The Obama Movement has without a doubt left an indelible imprint on American society and culture that will last for decades, if not centuries, to come, and both during the presidential campaign and since the election the hip-hop community has been one of its most vocal and visible advocates.In an article for the Black College Wire, Justin LeGrande commented on how some very prominent rappers have begun to change their tones in response to President-elect Barack Obama's historic nomination and victory.
"This movement was bigger than hip-hop, bigger than the black community, it was even bigger than the United States. People across the globe were pulling for Obama, and the hope that he represented." LeGrande wrote.
"Rappers like Young Jeezy, Rick Ross, T.I., and other "dope boy" rappers, have seemingly put aside their musical message of drugs and guns in favor of a more political one."Will.I.Am of the Black Eyed Peas is another example. He created the "Yes We Can" tribute, a star-studded music video based on Barack Obama's stirring New Hampshire primary speech, as well as a single entitled "It's a New Day" celebrating the election.
Jay-Z, Kanye West, Common, and Nas are also among the rap stars who donned their political hats to support and write rhymes praising Obama.

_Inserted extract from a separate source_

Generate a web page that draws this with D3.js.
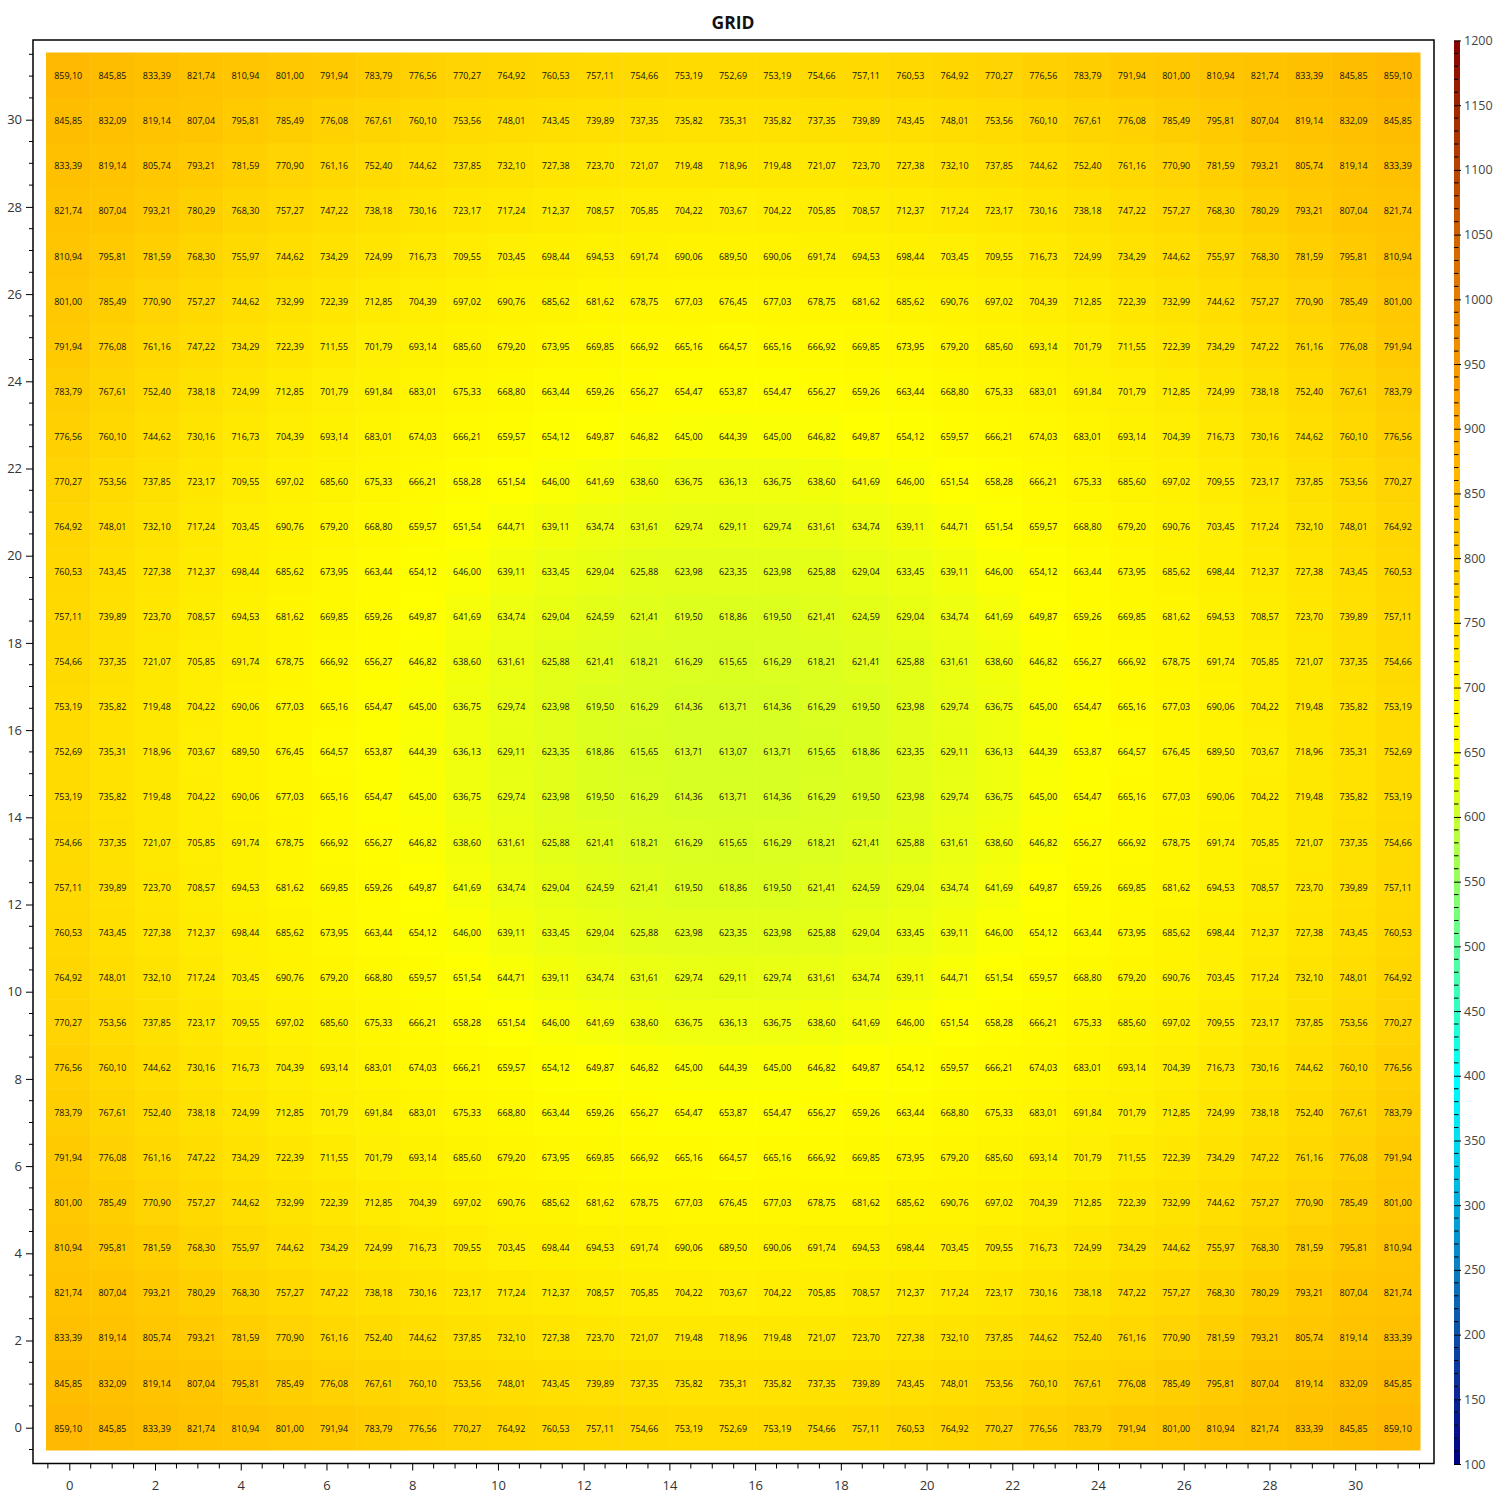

Do these rappers' politically-conscious musical efforts mean that sexually explicit, gangster aggrandizing, misogynistic hip-hop will soon become a thing of the past?Greg Kot, a critic for the Chicago Tribune, recently interviewed Reverend Al Sharpton and hip-hop mogul Russell Simmons on the subject.
In Kot's article Sharpton was quoted as saying,"You can't be using the 'b' word, the 'n' word, the 'h' word when you have Barack Obama redefining overnight the image that black people want to have. Here's the greatest political victory in the history of black America, and the thug rappers can't come near it. They will have to change or become irrelevant."
Simmons disagreed. "Young people will use their language the way they want," he said. "If it's in their heart, they will express it."
Similarly, Young Jeezy's recently released song "My President is Black" has become a sort of anthem for some, while spawning anger and embarrassment in others.
The appropriateness of the song's choice of verbiage and subject matter is arguable. But remove the expletives and the explosive "n" word from the lyrics and what remains is a life story strongly afflicted by poverty, drugs, and imprisonment, and rife with political distrust and economic frustration. What is left is a saga that has sadly become the reality for too many of our youth.
For them, maybe Barack Obama's presidency can be a starting point, a foundation on which to restore the hope, dreams, and self-esteem of both a musical genre and a generation.
And in the end, perhaps Young Jeezy's final revelation as the music fades will prove to be the most enduring to hip-hop's youngest, most impressionable fans: I'm important, too.